Il tempo sembra aver interrotto la sua folle corsa… scivola lento al ritmo del fluire calmo e tranquillo del fiume Casamance.
L’indomani andiamo alla scoperta del villaggio. Lo visiteremo sempre accompagnati da una bambina di circa due anni che non vuole proprio lasciare la mano di Gabin. La gente ci saluta: « Kassoumaye », a cui bisogna rispondere: « Kassoumaye baré ».
Nel villaggio ci sono una decina di baracche. Alcune sono costruite in pietra, con il tetto di lamiera, altre, più modeste, sono fatte d’argilla o di rami intrecciati, col tetto di paglia. Ogni casa è delimitata da un recinto di rami. Con somma gioia dei bambini, gli animali vagano liberi per tutto il villaggio. Incontriamo galline, papere, oche, capre, pecore, maiali, asini e mucche. Gabin ci chiede regolarmente di portarne un paio sulla barca!!
Ehidj, un’oasi di pace
Ripartiamo, stavolta per penetrare un po’ di più nei bolongs, canali d’acqua salata costeggiati di mangrovie caratteristici delle zone costiere del Senegal. Partiamo per il villaggio di Ehidj quando la marea risale, lo sguardo fisso sulla sonda per evitare i banchi di sabbia.
Resteremo quindici giorni a Ehidj, paesino costruito su un’isola dove vivono tredici famiglie.
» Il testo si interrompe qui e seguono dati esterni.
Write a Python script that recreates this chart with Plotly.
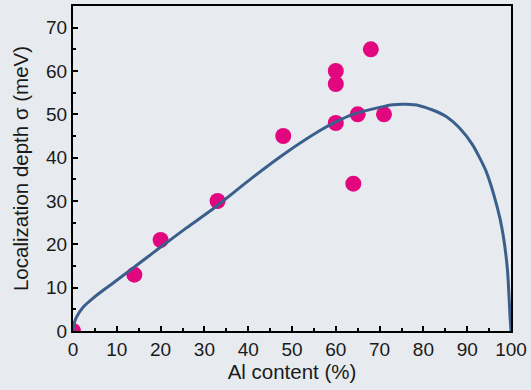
import plotly.graph_objects as go

# Measured data points
al_pts = [0, 14, 20, 33, 48, 60, 60, 60, 64, 65, 68, 71]
sigma_pts = [0, 13, 21, 30, 45, 60, 57, 48, 34, 50, 65, 50]

# Model curve
al_curve = [0, 0.2, 0.8, 2.3, 4.6, 6.9, 10, 13, 16.8, 19.8, 25.9, 32, 41.1, 48.7, 56.3, 60.1,
            63.9, 70, 73, 76.1, 79.1, 82.1, 85.2, 88.2, 91.2, 94.3, 96.9, 98.1, 99.2, 99.8, 100]
sigma_curve = [0, 1.5, 3.2, 5.5, 7.6, 9.4, 11.7, 14.0, 16.9, 19.2, 23.8, 28.2, 35.5, 41.2, 46.2, 48.3,
               50.0, 51.6, 52.2, 52.3, 52.0, 51.0, 49.5, 46.9, 43.0, 36.9, 28.4, 22.8, 14.0, 3.0, 0]

x_ticks = [0, 10, 20, 30, 40, 50, 60, 70, 80, 90, 100]
y_ticks = [0, 10, 20, 30, 40, 50, 60, 70]

bg = "#e7ebef"
font = "Liberation Sans, Arial, sans-serif"

fig = go.Figure()
fig.add_trace(go.Scatter(x=al_pts, y=sigma_pts, mode="markers",
                         marker=dict(size=16, color="#e2077f", line=dict(width=0)),
                         showlegend=False))
fig.add_trace(go.Scatter(x=al_curve, y=sigma_curve, mode="lines",
                         line=dict(color="#3b5f8d", width=3, shape="spline", smoothing=0.6),
                         showlegend=False))

axis_common = dict(showline=True, linecolor="black", linewidth=2, mirror=True,
                   ticks="inside", ticklen=5, tickwidth=1.5, tickcolor="black",
                   showgrid=False, zeroline=False,
                   tickfont=dict(family=font, size=19, color="#1a1a1a"),
                   minor=dict(ticks="inside", ticklen=3, tickwidth=1.5, tickcolor="black", showgrid=False))

fig.update_xaxes(range=[0, 100], tickvals=x_ticks,
                 title=dict(text="Al content (%)", font=dict(family=font, size=20.5, color="#1a1a1a"), standoff=4),
                 **axis_common)
fig.update_xaxes(minor=dict(dtick=5))
fig.update_yaxes(range=[0, 75], tickvals=y_ticks,
                 title=dict(text="Localization depth σ (meV)", font=dict(family=font, size=20.5, color="#1a1a1a"), standoff=12),
                 **axis_common)
fig.update_yaxes(minor=dict(dtick=5))

fig.update_layout(width=531, height=390, paper_bgcolor=bg, plot_bgcolor=bg,
                  margin=dict(l=73, r=19, t=4, b=59))
fig.write_html("out.html")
Vi sono una chiesetta, una scuola elementare e l’accampamento “chez Léon”, proprio sulla spiaggia. Ci godiamo la bella sabbia fine e i bagni. Questo posticino simpatico diventa presto il nostro quartier generale.
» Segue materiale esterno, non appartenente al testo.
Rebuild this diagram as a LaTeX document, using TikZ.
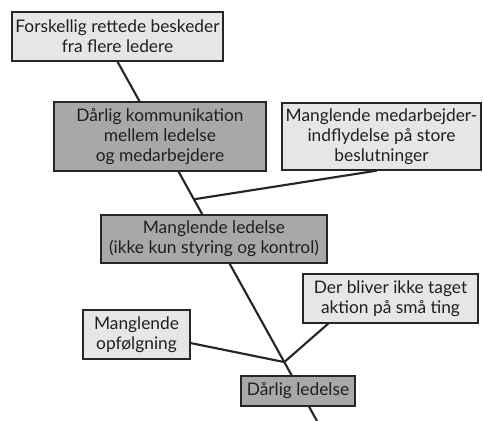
\documentclass[tikz,border=0pt]{standalone}
\usepackage{fontspec}
\setmainfont{Lato}
\usetikzlibrary{calc,backgrounds}
\definecolor{lightbox}{HTML}{E6E6E6}
\definecolor{darkbox}{HTML}{A8A8AA}
\definecolor{edge}{HTML}{262626}
\begin{document}
\begin{tikzpicture}[x=0.75pt,y=-0.75pt,
    box/.style={rectangle,draw=edge,line width=1pt,align=center,inner sep=0pt,
      font=\fontsize{13}{15}\selectfont,text=black!88},
    light/.style={box,fill=lightbox},
    dark/.style={box,fill=darkbox},
    bone/.style={draw=edge,line width=1.6pt}]
    \useasboundingbox (0,0) rectangle (483,421);
    \node[light,minimum width=211*0.75pt,minimum height=49*0.75pt] (beskeder) at (117.5,36.5) {Forskellig rettede beskeder\\fra flere ledere};
    \node[dark,minimum width=212*0.75pt,minimum height=69*0.75pt] (kommunikation) at (160,136.5) {Dårlig kommunikation\\mellem ledelse\\og medarbejdere};
    \node[light,minimum width=199*0.75pt,minimum height=67*0.75pt] (indflydelse) at (381.5,136.5) {Manglende medarbejder-\\indflydelse på store\\beslutninger};
    \node[dark,minimum width=226*0.75pt,minimum height=48*0.75pt] (manglende) at (214,239) {Manglende ledelse\\(ikke kun styring og kontrol)};
    \node[light,minimum width=107*0.75pt,minimum height=49*0.75pt] (opfoelgning) at (136.5,334.5) {Manglende\\opfølgning};
    \node[light,minimum width=175*0.75pt,minimum height=49*0.75pt] (aktion) at (390.5,298.5) {Der bliver ikke taget\\aktion på små ting};
    \node[dark,minimum width=114*0.75pt,minimum height=30*0.75pt] (ledelse) at (298,391) {Dårlig ledelse};
    \coordinate (spineend) at (317,421);
    \coordinate (j1) at ($(beskeder.south)!0.383!(spineend)$);
    \coordinate (j2) at ($(beskeder.south)!0.836!(spineend)$);
    % spine behind the boxes
    \begin{scope}[on background layer]
        \draw[bone] (beskeder.south) -- (spineend);
    \end{scope}
    \draw[bone] (indflydelse.-98) -- (j1);
    \draw[bone] (opfoelgning.-9) -- (j2);
    \draw[bone] (aktion.202) -- (j2);
\end{tikzpicture}
\end{document}
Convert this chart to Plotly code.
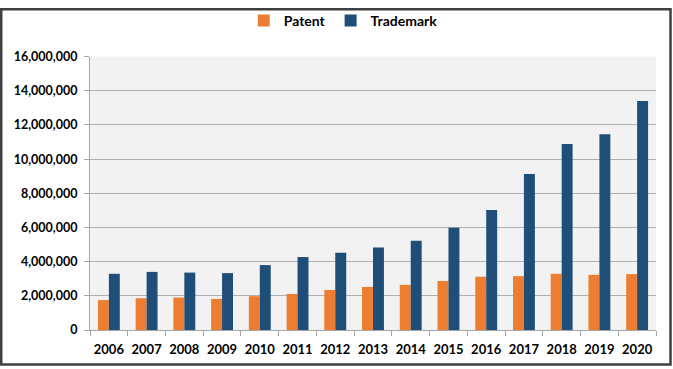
import plotly.graph_objects as go

years = ["2006", "2007", "2008", "2009", "2010", "2011", "2012", "2013",
         "2014", "2015", "2016", "2017", "2018", "2019", "2020"]
patent = [1750000, 1860000, 1900000, 1820000, 1980000, 2110000, 2340000, 2520000,
          2640000, 2870000, 3120000, 3150000, 3290000, 3230000, 3270000]
trademark = [3290000, 3400000, 3360000, 3330000, 3800000, 4270000, 4520000, 4830000,
             5230000, 5980000, 7020000, 9130000, 10880000, 11460000, 13400000]
y_ticks = [0, 2000000, 4000000, 6000000, 8000000, 10000000, 12000000, 14000000, 16000000]

W, H = 673, 369
L, R, T, B = 90, 17, 50, 38
pw, ph = W - L - R, H - T - B

FAM = "Lato, Open Sans, sans-serif"

fig = go.Figure()
fig.add_trace(go.Bar(name="Patent", x=years, y=patent, marker_color="#ED7D31",
                     marker_line_width=0))
fig.add_trace(go.Bar(name="Trademark", x=years, y=trademark, marker_color="#1F4E79",
                     marker_line_width=0))

def px_x(p):
    return (p - L) / pw

def px_y(p):
    return (H - B - p) / ph

fig.update_layout(
    width=W, height=H,
    margin=dict(l=L, r=R, t=T, b=B, pad=0),
    paper_bgcolor="white",
    plot_bgcolor="#F2F2F2",
    barmode="group",
    bargap=0.42,
    bargroupgap=0,
    font=dict(family=FAM, size=13, color="#000000", weight="bold"),
    legend=dict(orientation="h", x=0.51, xanchor="center", xref="container",
                y=1 - 21 / H, yanchor="middle", yref="container",
                font=dict(family=FAM, size=14, color="#000000", weight="bold"),
                tracegroupgap=0, bgcolor="rgba(0,0,0,0)"),
    xaxis=dict(showgrid=False, showline=True, linecolor="#A6A6A6", linewidth=1,
               ticks="outside", tickson="boundaries", ticklen=5, tickcolor="#A6A6A6",
               tickangle=0, ticklabelstandoff=7,
               tickfont=dict(family=FAM, size=13, color="#000000", weight="bold")),
    yaxis=dict(range=[0, 16000000], tickvals=y_ticks, tickformat=",d",
               showgrid=True, gridcolor="#B0B0B0", gridwidth=1,
               showline=True, linecolor="#A6A6A6", linewidth=1,
               ticks="outside", ticklen=5, tickcolor="#A6A6A6", zeroline=False,
               ticklabelstandoff=4,
               tickfont=dict(family=FAM, size=12.5, color="#000000", weight="bold")),
    shapes=[dict(type="rect", xref="paper", yref="paper",
                 x0=px_x(1.2), x1=px_x(W - 2.5), y0=px_y(H - 2.5), y1=px_y(1.2),
                 line=dict(color="#3F3F3F", width=2.5), fillcolor="rgba(0,0,0,0)",
                 layer="above")],
)

fig.write_html("out.html", config={"displayModeBar": False},
               post_script="document.body.style.margin='0';document.body.style.overflow='hidden';")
Facciamo presto conoscenza con la gente del posto. Samba l’artista, Madelaine la cameriera, Léon il proprietario dell’accampamento, Jean-Paul il fabbricante di piroghe, Hyacinthe lo chef, François il capovillaggio, senza dimenticare le mogli: Rose, Odette e Nina... Hanno tutti un nome diola e uno francese (per noi più facile da pronunciare).
Per fare spese in una grande città vicina, Cap Skiring, ci vuole una vera e propria spedizione: mezz’ora di piroga e un quarto d’ora di taxi. La città è molto turistica. Facciamo scorta di verdura fresca. Poi passeggiamo tra i vari negozietti di souvenir. Com’è piacevole curiosare nei negozi di tessuti africani!! Ancora una giornata stancante per i piccini.
Le giornate si susseguono. Poco a poco prendiamo i ritmi senegalesi, senza fretta, e impariamo a vivere appieno il momento presente...
Continuo a fare lezione a Blanche, che progredisce di giorno in giorno. Laurent ne approfitta per fare un giro in paddle con Gabin e penetratre tra le mangrovie, alla scoperta delle risaie. I pomeriggi sono scanditi dai bagni e dai giochi dei bambini sulla spiaggia.
Prima di partire siamo ribattezzati ognuno con un nome diola. Laurent diventa “Anounouken”, che significa “grande albero”, e io “Diandian”, cioè “bella signora”.